Die Bestimmung, dass die integrierte Gesamtschule künftig alle anderen Schulformen, insbesondere auch die Gymnasien in einer Region ersetzen könne, gefährde die Existenz zahlreicher Gymnasien. Der Staatssekretär im Kultusministerium habe dies im letzten Jahr ganz offen bestätigt, als er sagte, dass es bald an einigen Standorten nicht mehr drei, sondern nur noch ein Kreisgymnasium geben werde. Im Übrigen zeige ein Blick in die schulpolitischen Programme von SPD und Grünen, dass diese Parteien nach wie vor die Gesamtschule als einzige Schulform anstrebten. Dazu passe auch die für das nächste Jahr vorgesehene Abschaffung der Gymnasiallehrerausbildung.

Gesamtschule
Gibt es in Niedersachsen in Zukunft nur noch Gesamtschulen? Niedersachsens Philologenverband und der Verband Niedersächsischer Lehrkräfte fürchten um das vielgliedrige Schulsystem des Landes. Foto: EnergieAgentur.NRW / Flickr (CC BY 2.0)

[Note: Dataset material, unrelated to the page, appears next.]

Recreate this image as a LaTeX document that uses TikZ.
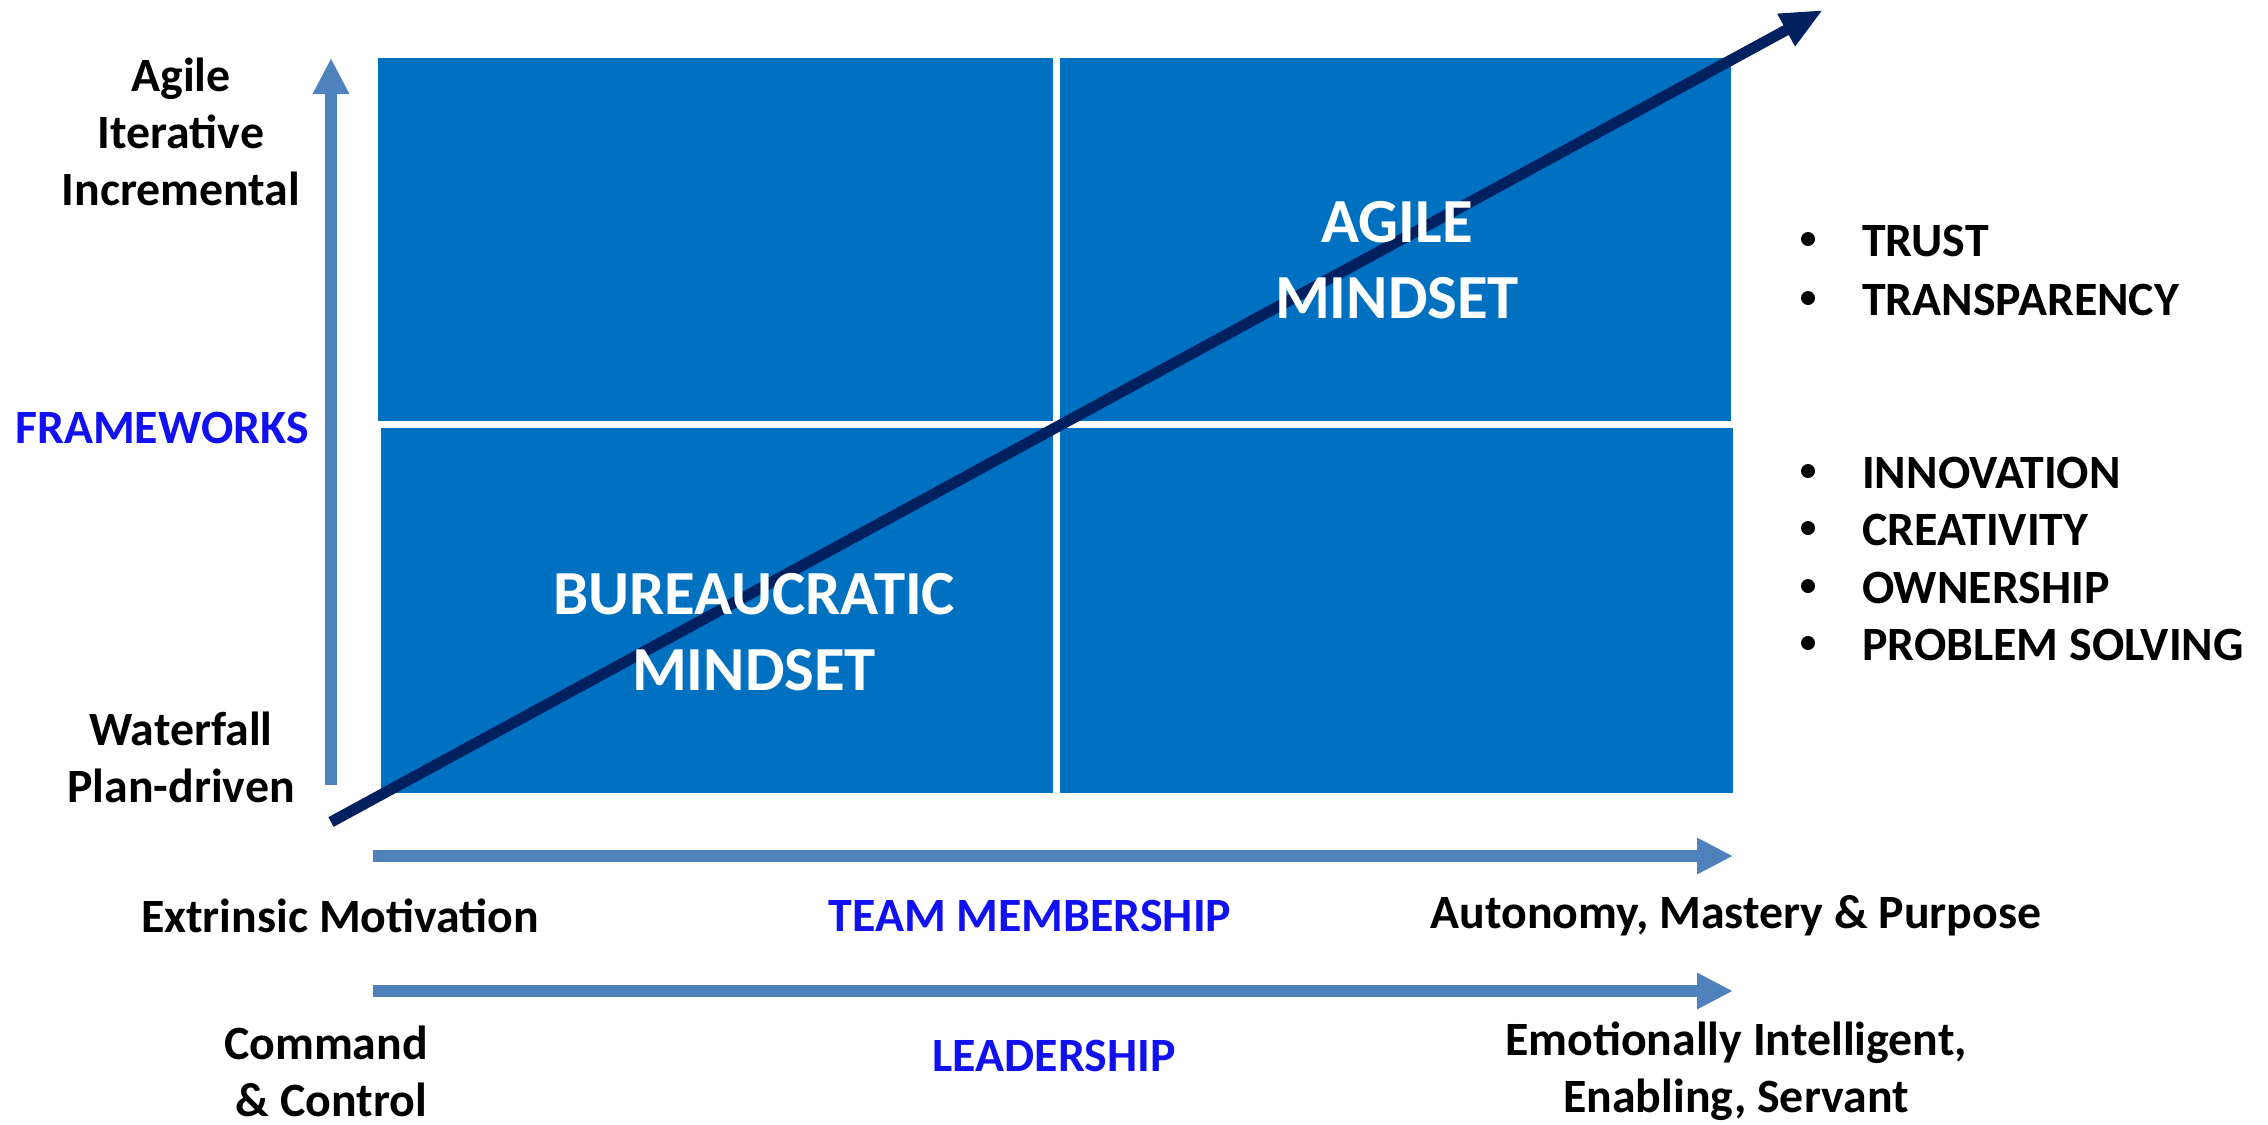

Die geplante Möglichkeit, Grundschulen und integrierte Gesamtschulen zu einer Schule zusammenzufassen, sei, so Audritz, eine weitere trickreiche Maßnahme, um die Gymnasien zu schwächen beziehungsweise deren Schließung gezielt herbeizuführen. Sie sei pädagogisch nicht begründbar, sondern diene einzig und allein dem Zweck, Grundschüler und ihre Eltern bei der Wahl der weiterführenden Schule in Richtung Integrierte Gesamtschule (IGS) zu lenken und die Gymnasien auf diese Weise „auszutrocknen“. Dies werde insbesondere dort möglich sein, wo Gymnasien nur noch in „zumutbarer Entfernung“, das heißt mit einem Fahraufwand von zwei Stunden täglich zu erreichen seien.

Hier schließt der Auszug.